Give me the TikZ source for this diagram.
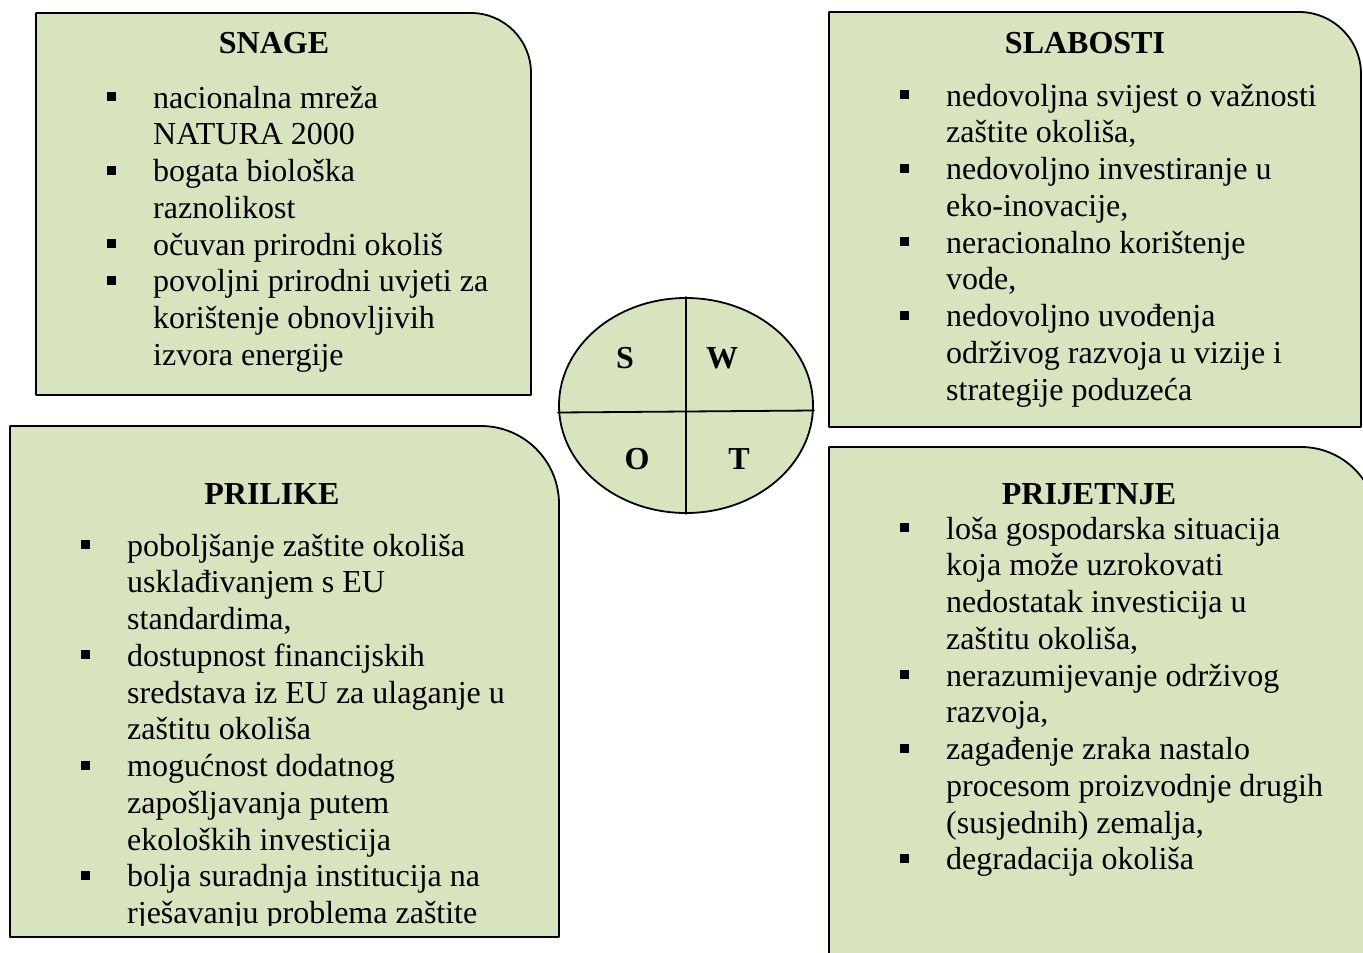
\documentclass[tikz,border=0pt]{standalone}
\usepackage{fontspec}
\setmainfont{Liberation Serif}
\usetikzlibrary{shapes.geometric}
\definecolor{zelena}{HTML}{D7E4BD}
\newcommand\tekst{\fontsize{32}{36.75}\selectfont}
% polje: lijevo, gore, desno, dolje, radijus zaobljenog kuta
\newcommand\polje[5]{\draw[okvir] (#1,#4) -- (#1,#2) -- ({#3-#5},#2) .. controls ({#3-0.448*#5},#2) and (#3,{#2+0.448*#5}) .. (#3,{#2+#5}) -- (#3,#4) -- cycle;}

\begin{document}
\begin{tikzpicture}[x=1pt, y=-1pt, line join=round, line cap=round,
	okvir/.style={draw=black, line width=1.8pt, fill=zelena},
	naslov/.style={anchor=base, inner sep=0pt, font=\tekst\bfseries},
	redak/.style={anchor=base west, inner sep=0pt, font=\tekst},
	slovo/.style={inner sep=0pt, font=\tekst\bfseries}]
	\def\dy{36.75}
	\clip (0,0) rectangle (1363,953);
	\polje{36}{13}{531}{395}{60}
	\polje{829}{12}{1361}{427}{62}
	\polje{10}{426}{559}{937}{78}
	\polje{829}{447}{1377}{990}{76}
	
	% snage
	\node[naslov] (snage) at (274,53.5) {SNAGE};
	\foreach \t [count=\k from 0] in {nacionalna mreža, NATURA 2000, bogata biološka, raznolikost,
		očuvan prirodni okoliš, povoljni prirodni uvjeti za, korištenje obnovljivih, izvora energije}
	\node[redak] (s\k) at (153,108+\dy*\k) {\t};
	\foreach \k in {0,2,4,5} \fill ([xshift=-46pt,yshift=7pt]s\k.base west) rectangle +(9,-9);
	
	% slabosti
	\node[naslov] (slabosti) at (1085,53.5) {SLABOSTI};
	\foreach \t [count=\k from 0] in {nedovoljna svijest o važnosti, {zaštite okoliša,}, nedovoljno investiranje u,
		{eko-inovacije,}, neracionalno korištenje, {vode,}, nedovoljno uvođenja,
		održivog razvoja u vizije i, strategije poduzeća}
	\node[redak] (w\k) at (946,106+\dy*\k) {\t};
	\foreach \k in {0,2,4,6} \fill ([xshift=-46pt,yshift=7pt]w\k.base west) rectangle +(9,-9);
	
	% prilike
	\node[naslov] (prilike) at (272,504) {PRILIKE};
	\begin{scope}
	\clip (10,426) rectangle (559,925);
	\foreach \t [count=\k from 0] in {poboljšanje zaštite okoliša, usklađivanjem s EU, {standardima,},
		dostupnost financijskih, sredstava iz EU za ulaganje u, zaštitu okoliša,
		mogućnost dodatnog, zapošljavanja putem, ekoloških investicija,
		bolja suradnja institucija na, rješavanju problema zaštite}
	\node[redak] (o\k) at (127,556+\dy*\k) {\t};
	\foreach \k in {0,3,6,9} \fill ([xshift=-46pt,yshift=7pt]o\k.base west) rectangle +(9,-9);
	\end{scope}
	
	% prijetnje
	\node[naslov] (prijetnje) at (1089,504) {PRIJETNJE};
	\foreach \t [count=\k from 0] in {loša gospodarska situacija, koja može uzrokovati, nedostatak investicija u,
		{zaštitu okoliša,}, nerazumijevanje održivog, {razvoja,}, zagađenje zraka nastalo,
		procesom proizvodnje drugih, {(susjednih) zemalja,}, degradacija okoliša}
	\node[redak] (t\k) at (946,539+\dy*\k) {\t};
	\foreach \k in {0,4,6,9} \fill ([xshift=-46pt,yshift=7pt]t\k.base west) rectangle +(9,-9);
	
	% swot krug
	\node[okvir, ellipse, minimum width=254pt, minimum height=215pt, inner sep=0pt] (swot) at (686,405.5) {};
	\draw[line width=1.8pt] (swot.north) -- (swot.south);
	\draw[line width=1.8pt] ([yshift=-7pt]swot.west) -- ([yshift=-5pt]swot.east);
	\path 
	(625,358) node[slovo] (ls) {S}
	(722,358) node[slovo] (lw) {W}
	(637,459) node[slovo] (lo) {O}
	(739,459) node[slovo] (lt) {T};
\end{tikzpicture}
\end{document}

## WHAT IS BEING ASKED
Leave out the pictures and restate everything else word for word.

## CORRECT RESULT
Give me the TikZ source for this diagram.
\documentclass[tikz,border=0pt]{standalone}
\usepackage{fontspec}
\setmainfont{Liberation Serif}
\usetikzlibrary{shapes.geometric}
\definecolor{zelena}{HTML}{D7E4BD}
\newcommand\tekst{\fontsize{32}{36.75}\selectfont}
% polje: lijevo, gore, desno, dolje, radijus zaobljenog kuta
\newcommand\polje[5]{\draw[okvir] (#1,#4) -- (#1,#2) -- ({#3-#5},#2) .. controls ({#3-0.448*#5},#2) and (#3,{#2+0.448*#5}) .. (#3,{#2+#5}) -- (#3,#4) -- cycle;}

\begin{document}
\begin{tikzpicture}[x=1pt, y=-1pt, line join=round, line cap=round,
	okvir/.style={draw=black, line width=1.8pt, fill=zelena},
	naslov/.style={anchor=base, inner sep=0pt, font=\tekst\bfseries},
	redak/.style={anchor=base west, inner sep=0pt, font=\tekst},
	slovo/.style={inner sep=0pt, font=\tekst\bfseries}]
	\def\dy{36.75}
	\clip (0,0) rectangle (1363,953);
	\polje{36}{13}{531}{395}{60}
	\polje{829}{12}{1361}{427}{62}
	\polje{10}{426}{559}{937}{78}
	\polje{829}{447}{1377}{990}{76}
	
	% snage
	\node[naslov] (snage) at (274,53.5) {SNAGE};
	\foreach \t [count=\k from 0] in {nacionalna mreža, NATURA 2000, bogata biološka, raznolikost,
		očuvan prirodni okoliš, povoljni prirodni uvjeti za, korištenje obnovljivih, izvora energije}
	\node[redak] (s\k) at (153,108+\dy*\k) {\t};
	\foreach \k in {0,2,4,5} \fill ([xshift=-46pt,yshift=7pt]s\k.base west) rectangle +(9,-9);
	
	% slabosti
	\node[naslov] (slabosti) at (1085,53.5) {SLABOSTI};
	\foreach \t [count=\k from 0] in {nedovoljna svijest o važnosti, {zaštite okoliša,}, nedovoljno investiranje u,
		{eko-inovacije,}, neracionalno korištenje, {vode,}, nedovoljno uvođenja,
		održivog razvoja u vizije i, strategije poduzeća}
	\node[redak] (w\k) at (946,106+\dy*\k) {\t};
	\foreach \k in {0,2,4,6} \fill ([xshift=-46pt,yshift=7pt]w\k.base west) rectangle +(9,-9);
	
	% prilike
	\node[naslov] (prilike) at (272,504) {PRILIKE};
	\begin{scope}
	\clip (10,426) rectangle (559,925);
	\foreach \t [count=\k from 0] in {poboljšanje zaštite okoliša, usklađivanjem s EU, {standardima,},
		dostupnost financijskih, sredstava iz EU za ulaganje u, zaštitu okoliša,
		mogućnost dodatnog, zapošljavanja putem, ekoloških investicija,
		bolja suradnja institucija na, rješavanju problema zaštite}
	\node[redak] (o\k) at (127,556+\dy*\k) {\t};
	\foreach \k in {0,3,6,9} \fill ([xshift=-46pt,yshift=7pt]o\k.base west) rectangle +(9,-9);
	\end{scope}
	
	% prijetnje
	\node[naslov] (prijetnje) at (1089,504) {PRIJETNJE};
	\foreach \t [count=\k from 0] in {loša gospodarska situacija, koja može uzrokovati, nedostatak investicija u,
		{zaštitu okoliša,}, nerazumijevanje održivog, {razvoja,}, zagađenje zraka nastalo,
		procesom proizvodnje drugih, {(susjednih) zemalja,}, degradacija okoliša}
	\node[redak] (t\k) at (946,539+\dy*\k) {\t};
	\foreach \k in {0,4,6,9} \fill ([xshift=-46pt,yshift=7pt]t\k.base west) rectangle +(9,-9);
	
	% swot krug
	\node[okvir, ellipse, minimum width=254pt, minimum height=215pt, inner sep=0pt] (swot) at (686,405.5) {};
	\draw[line width=1.8pt] (swot.north) -- (swot.south);
	\draw[line width=1.8pt] ([yshift=-7pt]swot.west) -- ([yshift=-5pt]swot.east);
	\path 
	(625,358) node[slovo] (ls) {S}
	(722,358) node[slovo] (lw) {W}
	(637,459) node[slovo] (lo) {O}
	(739,459) node[slovo] (lt) {T};
\end{tikzpicture}
\end{document}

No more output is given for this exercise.